__YOUR GOAL__
Leave out the pictures and retype only the lines from the opening line to the line that holds "96, 98, 100];", both ends included.

__MATERIAL__
····················
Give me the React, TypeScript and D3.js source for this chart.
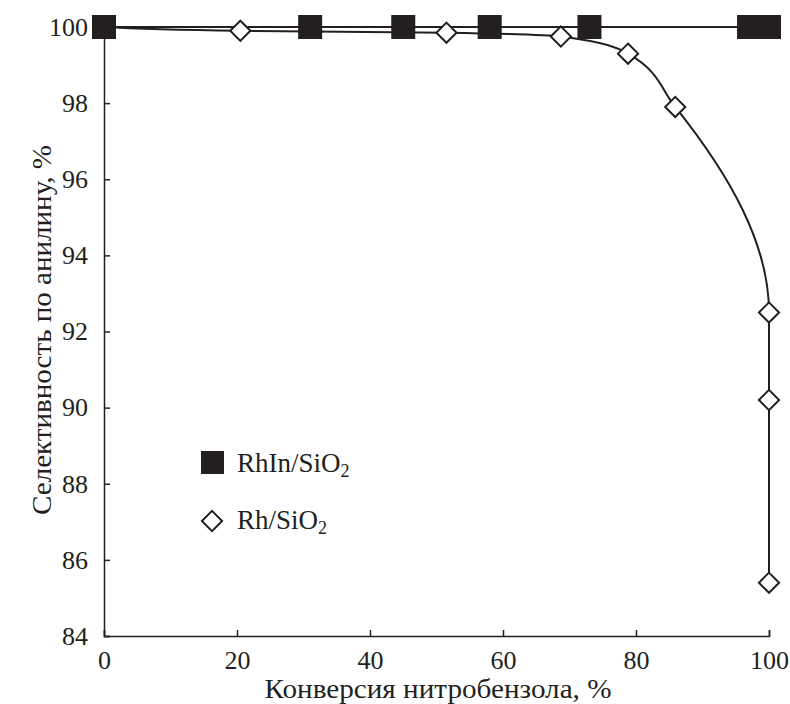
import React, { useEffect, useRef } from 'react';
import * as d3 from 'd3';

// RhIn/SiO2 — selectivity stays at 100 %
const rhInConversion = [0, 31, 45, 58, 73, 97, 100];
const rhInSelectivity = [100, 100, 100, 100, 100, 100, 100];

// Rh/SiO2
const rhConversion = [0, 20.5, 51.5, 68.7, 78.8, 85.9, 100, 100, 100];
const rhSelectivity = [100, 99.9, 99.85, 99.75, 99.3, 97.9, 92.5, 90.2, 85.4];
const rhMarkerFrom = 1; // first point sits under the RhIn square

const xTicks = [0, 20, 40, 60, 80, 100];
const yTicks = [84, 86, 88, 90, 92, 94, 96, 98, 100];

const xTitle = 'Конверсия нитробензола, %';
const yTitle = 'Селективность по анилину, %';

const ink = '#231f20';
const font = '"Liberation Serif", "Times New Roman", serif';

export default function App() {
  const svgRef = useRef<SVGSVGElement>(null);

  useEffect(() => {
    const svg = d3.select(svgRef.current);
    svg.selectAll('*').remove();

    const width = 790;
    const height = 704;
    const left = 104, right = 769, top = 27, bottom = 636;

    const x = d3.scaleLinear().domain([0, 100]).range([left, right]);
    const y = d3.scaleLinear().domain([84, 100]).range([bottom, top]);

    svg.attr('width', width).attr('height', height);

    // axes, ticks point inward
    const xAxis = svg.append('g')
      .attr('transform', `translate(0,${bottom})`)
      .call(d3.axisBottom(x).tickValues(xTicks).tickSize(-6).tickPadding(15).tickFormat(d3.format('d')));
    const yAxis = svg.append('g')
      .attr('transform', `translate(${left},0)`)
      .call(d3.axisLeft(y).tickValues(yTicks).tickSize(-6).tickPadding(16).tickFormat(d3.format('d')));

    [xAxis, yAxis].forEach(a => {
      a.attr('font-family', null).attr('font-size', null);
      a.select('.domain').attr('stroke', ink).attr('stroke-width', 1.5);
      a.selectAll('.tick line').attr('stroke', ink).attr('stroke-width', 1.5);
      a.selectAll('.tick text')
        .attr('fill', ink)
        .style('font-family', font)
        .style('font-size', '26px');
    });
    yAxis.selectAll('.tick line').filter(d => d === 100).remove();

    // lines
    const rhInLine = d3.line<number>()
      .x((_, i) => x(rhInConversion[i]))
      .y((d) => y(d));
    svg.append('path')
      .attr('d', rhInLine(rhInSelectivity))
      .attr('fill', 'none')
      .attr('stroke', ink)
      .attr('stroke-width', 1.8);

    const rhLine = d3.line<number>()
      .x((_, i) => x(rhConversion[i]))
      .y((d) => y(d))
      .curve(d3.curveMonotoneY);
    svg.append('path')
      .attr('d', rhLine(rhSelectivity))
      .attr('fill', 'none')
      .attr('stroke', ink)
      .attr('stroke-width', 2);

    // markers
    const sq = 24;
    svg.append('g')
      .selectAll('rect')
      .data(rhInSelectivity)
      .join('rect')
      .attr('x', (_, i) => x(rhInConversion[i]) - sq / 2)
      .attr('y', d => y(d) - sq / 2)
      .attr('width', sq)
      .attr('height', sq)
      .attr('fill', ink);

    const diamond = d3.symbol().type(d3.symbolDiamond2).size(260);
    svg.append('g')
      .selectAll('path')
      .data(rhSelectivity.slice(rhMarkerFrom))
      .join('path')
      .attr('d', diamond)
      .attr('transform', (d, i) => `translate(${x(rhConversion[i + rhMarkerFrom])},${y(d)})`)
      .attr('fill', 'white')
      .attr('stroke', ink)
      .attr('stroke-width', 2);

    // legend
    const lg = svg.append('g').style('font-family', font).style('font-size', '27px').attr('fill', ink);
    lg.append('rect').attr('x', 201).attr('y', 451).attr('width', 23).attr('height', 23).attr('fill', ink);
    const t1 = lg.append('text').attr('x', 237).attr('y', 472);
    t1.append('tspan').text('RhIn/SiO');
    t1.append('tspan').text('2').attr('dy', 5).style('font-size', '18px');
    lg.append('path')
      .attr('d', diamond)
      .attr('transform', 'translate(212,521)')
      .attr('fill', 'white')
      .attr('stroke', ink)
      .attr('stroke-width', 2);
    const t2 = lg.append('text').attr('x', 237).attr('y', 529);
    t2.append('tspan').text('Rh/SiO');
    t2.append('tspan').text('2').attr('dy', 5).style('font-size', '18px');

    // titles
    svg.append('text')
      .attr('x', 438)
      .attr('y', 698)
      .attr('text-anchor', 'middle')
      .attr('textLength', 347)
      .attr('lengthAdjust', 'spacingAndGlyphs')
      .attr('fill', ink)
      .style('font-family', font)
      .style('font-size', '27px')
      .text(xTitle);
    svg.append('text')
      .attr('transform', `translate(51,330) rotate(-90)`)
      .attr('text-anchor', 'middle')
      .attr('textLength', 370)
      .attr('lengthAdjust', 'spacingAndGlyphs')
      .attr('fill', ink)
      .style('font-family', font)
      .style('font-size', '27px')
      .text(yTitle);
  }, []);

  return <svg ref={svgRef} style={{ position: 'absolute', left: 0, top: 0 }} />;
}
····················
__OUTPUT BELOW__
Give me the React, TypeScript and D3.js source for this chart.
import React, { useEffect, useRef } from 'react';
import * as d3 from 'd3';

// RhIn/SiO2 — selectivity stays at 100 %
const rhInConversion = [0, 31, 45, 58, 73, 97, 100];
const rhInSelectivity = [100, 100, 100, 100, 100, 100, 100];

// Rh/SiO2
const rhConversion = [0, 20.5, 51.5, 68.7, 78.8, 85.9, 100, 100, 100];
const rhSelectivity = [100, 99.9, 99.85, 99.75, 99.3, 97.9, 92.5, 90.2, 85.4];
const rhMarkerFrom = 1; // first point sits under the RhIn square

const xTicks = [0, 20, 40, 60, 80, 100];
const yTicks = [84, 86, 88, 90, 92, 94, 96, 98, 100];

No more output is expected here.